Pope Francis calls for a revolution for the sake of climate — and each other
Daniel Burke, CNN religious reporter, analyzes Thursday’s “Laudato si,” Pope Francis’ “encyclical” message to 1 billion Catholics.
“What kind of world do we want to leave to those who come after us, to children who are now growing up? The question not only concerns the environment in isolation; the issue cannot be approached piecemeal.”
The environment is intimately connected to our care for each other, Francis says, and we are failing miserably at both. The pope spared few of the world’s institutions and denounced big businesses, energy companies, shortsighted politicians, scurrilous scientists, laissez faire economists, callous Christians and myopic media professionals. Hmmmmm.
‘Branding’ and other corporate b.s. is ruining journalism
Gene Weingarten of the Washington Post responds to a journalism student after she asked him how he built his personal brand over the years. Weingarten, a Pulitzer Prize-winning humor columnist, didn’t mince words. Among them: “The media is in a frantic, undignified campaign to economize while at the same time attracting more “eyeballs.” It’s a dangerous situation: Newspapers that used to allocate their resources to deposing dictators and ferreting out corruption are now using them to publish snapshots of their readers’ cats.” By the way, Americans have only 24 percent confidence in newspapers these days, down from 30 percent. Hmmmm.

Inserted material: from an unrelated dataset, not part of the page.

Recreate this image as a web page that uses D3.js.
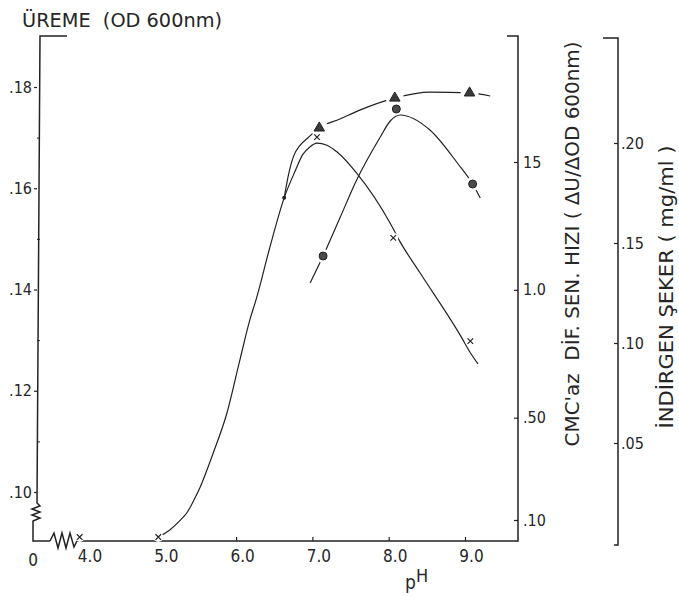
<!DOCTYPE html>
<html>
<head>
<meta charset="utf-8">
<script src="https://cdn.jsdelivr.net/npm/d3@7"></script>
<style>
  body { margin: 0; background: #fff; }
  svg text { font-family: "DejaVu Sans Condensed", "DejaVu Sans", sans-serif; fill: #262626; white-space: pre; }
</style>
</head>
<body>
<div id="chart"></div>
<script>
// growth (ÜREME, OD 600nm) - marked points
const growthPH = [3.95, 4.98, 7.06, 8.06, 9.07];
const growthOD = [0.0911, 0.0911, 0.1701, 0.1502, 0.1298];
// growth - drawn curve
const growthLinePH = [4.98, 5.13, 5.26, 5.36, 5.46, 5.53, 5.70, 5.88, 6.05, 6.18, 6.26, 6.44, 6.63, 6.78, 6.87, 6.97, 7.06, 7.19, 7.32, 7.58, 8.02, 8.15, 8.41, 8.96, 9.07, 9.17];
const growthLineOD = [0.0911, 0.0925, 0.0943, 0.0960, 0.0988, 0.1010, 0.1077, 0.1156, 0.1261, 0.1340, 0.1379, 0.1482, 0.1581, 0.1636, 0.1666, 0.1682, 0.1689, 0.1685, 0.1672, 0.1630, 0.1531, 0.1494, 0.1433, 0.1304, 0.1275, 0.1253];

// CMC'az activity (triangles)
const enzymePH = [7.09, 8.08, 9.06];
const enzymeAct = [1.633, 1.750, 1.770];
const enzymeLinePH = [6.63, 6.68, 6.75, 6.84, 6.94, 7.09, 7.36, 7.62, 8.08, 8.54, 9.06, 9.33];
const enzymeLineAct = [1.359, 1.441, 1.520, 1.566, 1.594, 1.633, 1.668, 1.703, 1.750, 1.773, 1.770, 1.758];

// reducing sugar (circles)
const sugarPH = [7.14, 8.10, 9.10];
const sugarMgMl = [0.1435, 0.2170, 0.1795];
const sugarLinePH = [6.97, 7.14, 7.36, 7.58, 7.89, 8.02, 8.15, 8.54, 8.90, 9.10, 9.20];
const sugarLineMgMl = [0.130, 0.1435, 0.1625, 0.1815, 0.2030, 0.2110, 0.2140, 0.2065, 0.1900, 0.1795, 0.1725];

// shared starting point
const startPH = [6.63];
const startOD = [0.1581];

// ticks
const xTicks = [4, 5, 6, 7, 8, 9];
const xTickMarks = [6, 7, 8, 9];
const growthTicks = [0.10, 0.12, 0.14, 0.16, 0.18];
const growthMinor = [0.11, 0.13, 0.15, 0.17];
const enzymeTicks = [0.10, 0.50, 1.0, 1.5];
const enzymeLabels = [".10", ".50", "1.0", "15"];
const sugarTicks = [0.05, 0.10, 0.15, 0.20];

const W = 679, H = 596;
const ink = "#222";

const svg = d3.select("#chart").append("svg")
  .attr("width", W).attr("height", H);

const x = d3.scaleLinear().domain([4, 9]).range([83.5, 465]);
const yGrowth = d3.scaleLinear().domain([0.10, 0.18]).range([492, 87]);
const yEnzyme = d3.scaleLinear().domain([0.10, 1.5]).range([520, 162]);
const ySugar = d3.scaleLinear().domain([0, 0.20]).range([543, 143]);

const baseY = 541, leftX = 37, r1X = 518, r2X = 618;

// ---- axis frame ----
const frame = svg.append("g").attr("fill", "none").attr("stroke", ink).attr("stroke-width", 1.5);
frame.append("path").attr("d", `M${leftX + 30},36 H${leftX + 3} L${leftX},503 L${leftX + 3},506 L${leftX - 5},509 L${leftX + 3},512 L${leftX - 5},515 L${leftX + 3},518 L33,521 V${baseY} H50`);
frame.append("path").attr("d", `M50,${baseY} L54,533 L58,548 L62,533 L66,548 L70,533 L74,547 L77,${baseY} H${r1X} V36 H${r1X - 11}`);
frame.append("path").attr("d", `M${r2X - 15},38 H${r2X} V545 H${r2X - 4}`);

const fmt2 = d => d3.format(".2f")(d).replace(/^0/, "");

// left axis
svg.append("g").attr("transform", `translate(${leftX},0)`)
  .call(d3.axisLeft(yGrowth).tickValues(growthTicks).tickFormat(fmt2).tickSizeInner(3).tickPadding(2))
  .call(g => g.select(".domain").remove())
  .call(g => g.selectAll("line").attr("stroke", ink).attr("stroke-width", 1.2))
  .call(g => g.selectAll("text").attr("font-size", 16).attr("fill", "#262626"));
svg.append("g").attr("transform", `translate(${leftX},0)`)
  .call(d3.axisLeft(yGrowth).tickValues(growthMinor).tickFormat("").tickSizeInner(-3))
  .call(g => g.select(".domain").remove())
  .call(g => g.selectAll("line").attr("stroke", ink).attr("stroke-width", 1));

// right axis 1 (CMC'az)
svg.append("g").attr("transform", `translate(${r1X},0)`)
  .call(d3.axisRight(yEnzyme).tickValues(enzymeTicks)
    .tickFormat((d, i) => enzymeLabels[i]).tickSizeInner(-4).tickPadding(5))
  .call(g => g.select(".domain").remove())
  .call(g => g.selectAll("line").attr("stroke", ink).attr("stroke-width", 1.2))
  .call(g => g.selectAll("text").attr("font-size", 16).attr("fill", "#262626"));

// right axis 2 (reducing sugar)
svg.append("g").attr("transform", `translate(${r2X},0)`)
  .call(d3.axisRight(ySugar).tickValues(sugarTicks).tickFormat(fmt2).tickSizeInner(-4).tickPadding(3))
  .call(g => g.select(".domain").remove())
  .call(g => g.selectAll("line").attr("stroke", ink).attr("stroke-width", 1.2))
  .call(g => g.selectAll("text").attr("font-size", 16).attr("fill", "#262626"));

// x axis
svg.append("g").attr("transform", `translate(0,${baseY})`)
  .call(d3.axisBottom(x).tickValues(xTicks).tickFormat(d3.format(".1f")).tickSizeInner(-4).tickPadding(9))
  .call(g => g.select(".domain").remove())
  .call(g => g.selectAll(".tick line").attr("stroke", ink).attr("stroke-width", 1.2)
    .attr("display", d => xTickMarks.includes(d) ? null : "none"))
  .call(g => g.selectAll("text").attr("font-size", 17).attr("dx", 6).attr("fill", "#262626"));
svg.append("text").attr("x", 33).attr("y", 566).attr("text-anchor", "middle")
  .attr("font-size", 17).text("0");

// titles
svg.append("text").attr("x", 22).attr("y", 27).attr("font-size", 19)
  .attr("textLength", 200).attr("lengthAdjust", "spacingAndGlyphs").text("ÜREME  (OD 600nm)");
svg.append("text").attr("transform", "translate(579,244) rotate(-90)")
  .attr("text-anchor", "middle").attr("font-size", 20)
  .attr("textLength", 405).attr("lengthAdjust", "spacingAndGlyphs")
  .text("CMC'az  DİF. SEN. HIZI ( ΔU/ΔOD 600nm)");
svg.append("text").attr("transform", "translate(673,287) rotate(-90)")
  .attr("text-anchor", "middle").attr("font-size", 20)
  .attr("textLength", 283).attr("lengthAdjust", "spacingAndGlyphs")
  .text("İNDİRGEN ŞEKER ( mg/ml )");
svg.append("text").attr("x", 405).attr("y", 589).attr("font-size", 19).text("p");
svg.append("text").attr("x", 416).attr("y", 582).attr("font-size", 18).text("H");

// ---- curves ----
const curves = [
  { px: growthLinePH, v: growthLineOD, y: yGrowth },
  { px: enzymeLinePH, v: enzymeLineAct, y: yEnzyme },
  { px: sugarLinePH, v: sugarLineMgMl, y: ySugar }
];
curves.forEach(c => {
  const line = d3.line().curve(d3.curveMonotoneX)
    .x((d, i) => x(c.px[i])).y((d, i) => c.y(c.v[i]));
  svg.append("path").datum(c.px).attr("d", line)
    .attr("fill", "none").attr("stroke", ink).attr("stroke-width", 1.2);
});

// white gaps around markers
const halos = [];
growthPH.forEach((p, i) => halos.push([x(p), yGrowth(growthOD[i]), i === 2 ? 3 : 5]));
enzymePH.forEach((p, i) => halos.push([x(p), yEnzyme(enzymeAct[i]), 9]));
sugarPH.forEach((p, i) => halos.push([x(p), ySugar(sugarMgMl[i]), i === 1 ? 5 : 7]));
svg.append("g").selectAll("circle").data(halos).join("circle")
  .attr("cx", d => d[0]).attr("cy", d => d[1]).attr("r", d => d[2]).attr("fill", "#fff");

// x markers
svg.append("g").selectAll("path").data(growthPH).join("path")
  .attr("transform", (d, i) => `translate(${x(d)},${yGrowth(growthOD[i])})`)
  .attr("d", d3.symbol(d3.symbolX, 22))
  .attr("fill", "none").attr("stroke", ink).attr("stroke-width", 1.2);

// triangles
svg.append("g").selectAll("path").data(enzymePH).join("path")
  .attr("transform", (d, i) => `translate(${x(d)},${yEnzyme(enzymeAct[i])})`)
  .attr("d", d3.symbol(d3.symbolTriangle, 48))
  .attr("fill", "#3a3a3a").attr("stroke", "#222").attr("stroke-width", 1);

// circles
svg.append("g").selectAll("circle").data(sugarPH).join("circle")
  .attr("cx", d => x(d)).attr("cy", (d, i) => ySugar(sugarMgMl[i]))
  .attr("r", 4).attr("fill", "#4a4a4a").attr("stroke", "#222").attr("stroke-width", 1);

// start dot
svg.append("g").selectAll("circle").data(startPH).join("circle")
  .attr("cx", d => x(d)).attr("cy", (d, i) => yGrowth(startOD[i]))
  .attr("r", 2).attr("fill", ink);
</script>
</body>
</html>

Taxpayers pay through the nose to rebuild houses on the ocean’s edge — again and again and again
New England Center for Investigative Reporting uncovers a story that might echo in the Red River Valley. It’s a top shelf head scratcher. According to NECIR, “A vacation home damaged at least 10 times by Atlantic storms will be elevated with money from a federal grant for the second time in a dozen years — this time for $180,000,” records show. “The home has emerged as a symbol of controversial federal policies that financially support the rebuilding of homes on the sea’s edge with tax dollars, no matter how vulnerable they are to climate change’s rising seas and more severe storms. The grant adds to the close to $1 million the home has received for flood damage in the past four decades through insurance payouts and grants, funded in part with taxpayer dollars.” Hmmmmm.